◆ **Challenge**:
All of the data must be printed exactly; please include every line.

::::

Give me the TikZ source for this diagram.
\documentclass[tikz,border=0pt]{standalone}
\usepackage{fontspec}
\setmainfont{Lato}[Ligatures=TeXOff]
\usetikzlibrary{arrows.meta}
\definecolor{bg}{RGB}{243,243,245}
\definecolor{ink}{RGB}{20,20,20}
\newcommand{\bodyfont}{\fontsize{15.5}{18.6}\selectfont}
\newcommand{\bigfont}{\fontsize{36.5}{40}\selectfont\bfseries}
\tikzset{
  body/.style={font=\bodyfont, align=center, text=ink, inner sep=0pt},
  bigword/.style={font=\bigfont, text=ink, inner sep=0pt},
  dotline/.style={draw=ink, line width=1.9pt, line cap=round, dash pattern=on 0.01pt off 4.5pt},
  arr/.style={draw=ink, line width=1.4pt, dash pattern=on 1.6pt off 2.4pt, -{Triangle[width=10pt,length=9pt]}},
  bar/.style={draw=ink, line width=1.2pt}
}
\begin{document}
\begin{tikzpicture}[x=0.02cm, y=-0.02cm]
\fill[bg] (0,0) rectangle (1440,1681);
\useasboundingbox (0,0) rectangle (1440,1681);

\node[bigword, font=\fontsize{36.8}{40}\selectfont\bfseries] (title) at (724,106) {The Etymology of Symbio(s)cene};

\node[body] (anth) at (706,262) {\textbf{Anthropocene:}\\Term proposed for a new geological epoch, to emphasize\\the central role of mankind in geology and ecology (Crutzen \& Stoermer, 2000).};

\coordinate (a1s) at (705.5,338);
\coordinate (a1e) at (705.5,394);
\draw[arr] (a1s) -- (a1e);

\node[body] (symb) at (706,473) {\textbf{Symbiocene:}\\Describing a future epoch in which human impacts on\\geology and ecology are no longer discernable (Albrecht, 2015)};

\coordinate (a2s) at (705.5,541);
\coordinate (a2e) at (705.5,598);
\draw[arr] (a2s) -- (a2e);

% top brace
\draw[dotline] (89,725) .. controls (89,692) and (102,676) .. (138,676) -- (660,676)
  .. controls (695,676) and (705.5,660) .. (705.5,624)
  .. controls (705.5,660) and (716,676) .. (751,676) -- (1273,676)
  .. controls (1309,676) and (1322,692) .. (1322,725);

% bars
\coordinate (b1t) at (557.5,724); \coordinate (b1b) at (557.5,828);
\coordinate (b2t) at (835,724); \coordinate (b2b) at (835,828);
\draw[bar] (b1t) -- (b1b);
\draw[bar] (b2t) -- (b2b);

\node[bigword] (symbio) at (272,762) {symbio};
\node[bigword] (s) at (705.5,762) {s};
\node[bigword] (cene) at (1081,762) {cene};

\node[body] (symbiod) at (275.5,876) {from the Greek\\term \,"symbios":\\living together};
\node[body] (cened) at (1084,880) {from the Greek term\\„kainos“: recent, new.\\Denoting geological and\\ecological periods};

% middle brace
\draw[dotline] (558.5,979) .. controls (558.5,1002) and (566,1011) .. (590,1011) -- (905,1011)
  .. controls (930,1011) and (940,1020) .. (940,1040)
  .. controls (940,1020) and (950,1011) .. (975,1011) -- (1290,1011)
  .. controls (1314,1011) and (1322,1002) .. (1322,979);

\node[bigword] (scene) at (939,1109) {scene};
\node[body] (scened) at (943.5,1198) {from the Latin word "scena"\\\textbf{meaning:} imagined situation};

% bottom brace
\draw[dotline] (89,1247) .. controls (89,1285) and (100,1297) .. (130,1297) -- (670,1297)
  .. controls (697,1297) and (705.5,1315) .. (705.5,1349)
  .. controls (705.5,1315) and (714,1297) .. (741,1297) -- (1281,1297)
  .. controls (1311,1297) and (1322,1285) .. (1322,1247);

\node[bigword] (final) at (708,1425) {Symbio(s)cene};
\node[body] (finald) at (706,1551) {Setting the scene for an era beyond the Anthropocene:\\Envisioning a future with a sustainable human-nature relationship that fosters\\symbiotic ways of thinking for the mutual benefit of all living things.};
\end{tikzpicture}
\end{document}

::::

◆ **Solution to the exercise**:
Give me the TikZ source for this diagram.
\documentclass[tikz,border=0pt]{standalone}
\usepackage{fontspec}
\setmainfont{Lato}[Ligatures=TeXOff]
\usetikzlibrary{arrows.meta}
\definecolor{bg}{RGB}{243,243,245}
\definecolor{ink}{RGB}{20,20,20}
\newcommand{\bodyfont}{\fontsize{15.5}{18.6}\selectfont}
\newcommand{\bigfont}{\fontsize{36.5}{40}\selectfont\bfseries}
\tikzset{
  body/.style={font=\bodyfont, align=center, text=ink, inner sep=0pt},
  bigword/.style={font=\bigfont, text=ink, inner sep=0pt},
  dotline/.style={draw=ink, line width=1.9pt, line cap=round, dash pattern=on 0.01pt off 4.5pt},
  arr/.style={draw=ink, line width=1.4pt, dash pattern=on 1.6pt off 2.4pt, -{Triangle[width=10pt,length=9pt]}},
  bar/.style={draw=ink, line width=1.2pt}
}
\begin{document}
\begin{tikzpicture}[x=0.02cm, y=-0.02cm]
\fill[bg] (0,0) rectangle (1440,1681);
\useasboundingbox (0,0) rectangle (1440,1681);

\node[bigword, font=\fontsize{36.8}{40}\selectfont\bfseries] (title) at (724,106) {The Etymology of Symbio(s)cene};

\node[body] (anth) at (706,262) {\textbf{Anthropocene:}\\Term proposed for a new geological epoch, to emphasize\\the central role of mankind in geology and ecology (Crutzen \& Stoermer, 2000).};

\coordinate (a1s) at (705.5,338);
\coordinate (a1e) at (705.5,394);
\draw[arr] (a1s) -- (a1e);

\node[body] (symb) at (706,473) {\textbf{Symbiocene:}\\Describing a future epoch in which human impacts on\\geology and ecology are no longer discernable (Albrecht, 2015)};

\coordinate (a2s) at (705.5,541);
\coordinate (a2e) at (705.5,598);
\draw[arr] (a2s) -- (a2e);

% top brace
\draw[dotline] (89,725) .. controls (89,692) and (102,676) .. (138,676) -- (660,676)
  .. controls (695,676) and (705.5,660) .. (705.5,624)
  .. controls (705.5,660) and (716,676) .. (751,676) -- (1273,676)
  .. controls (1309,676) and (1322,692) .. (1322,725);

% bars
\coordinate (b1t) at (557.5,724); \coordinate (b1b) at (557.5,828);
\coordinate (b2t) at (835,724); \coordinate (b2b) at (835,828);
\draw[bar] (b1t) -- (b1b);
\draw[bar] (b2t) -- (b2b);

\node[bigword] (symbio) at (272,762) {symbio};
\node[bigword] (s) at (705.5,762) {s};
\node[bigword] (cene) at (1081,762) {cene};

\node[body] (symbiod) at (275.5,876) {from the Greek\\term \,"symbios":\\living together};
\node[body] (cened) at (1084,880) {from the Greek term\\„kainos“: recent, new.\\Denoting geological and\\ecological periods};

% middle brace
\draw[dotline] (558.5,979) .. controls (558.5,1002) and (566,1011) .. (590,1011) -- (905,1011)
  .. controls (930,1011) and (940,1020) .. (940,1040)
  .. controls (940,1020) and (950,1011) .. (975,1011) -- (1290,1011)
  .. controls (1314,1011) and (1322,1002) .. (1322,979);

\node[bigword] (scene) at (939,1109) {scene};
\node[body] (scened) at (943.5,1198) {from the Latin word "scena"\\\textbf{meaning:} imagined situation};

% bottom brace
\draw[dotline] (89,1247) .. controls (89,1285) and (100,1297) .. (130,1297) -- (670,1297)
  .. controls (697,1297) and (705.5,1315) .. (705.5,1349)
  .. controls (705.5,1315) and (714,1297) .. (741,1297) -- (1281,1297)
  .. controls (1311,1297) and (1322,1285) .. (1322,1247);

\node[bigword] (final) at (708,1425) {Symbio(s)cene};
\node[body] (finald) at (706,1551) {Setting the scene for an era beyond the Anthropocene:\\Envisioning a future with a sustainable human-nature relationship that fosters\\symbiotic ways of thinking for the mutual benefit of all living things.};
\end{tikzpicture}
\end{document}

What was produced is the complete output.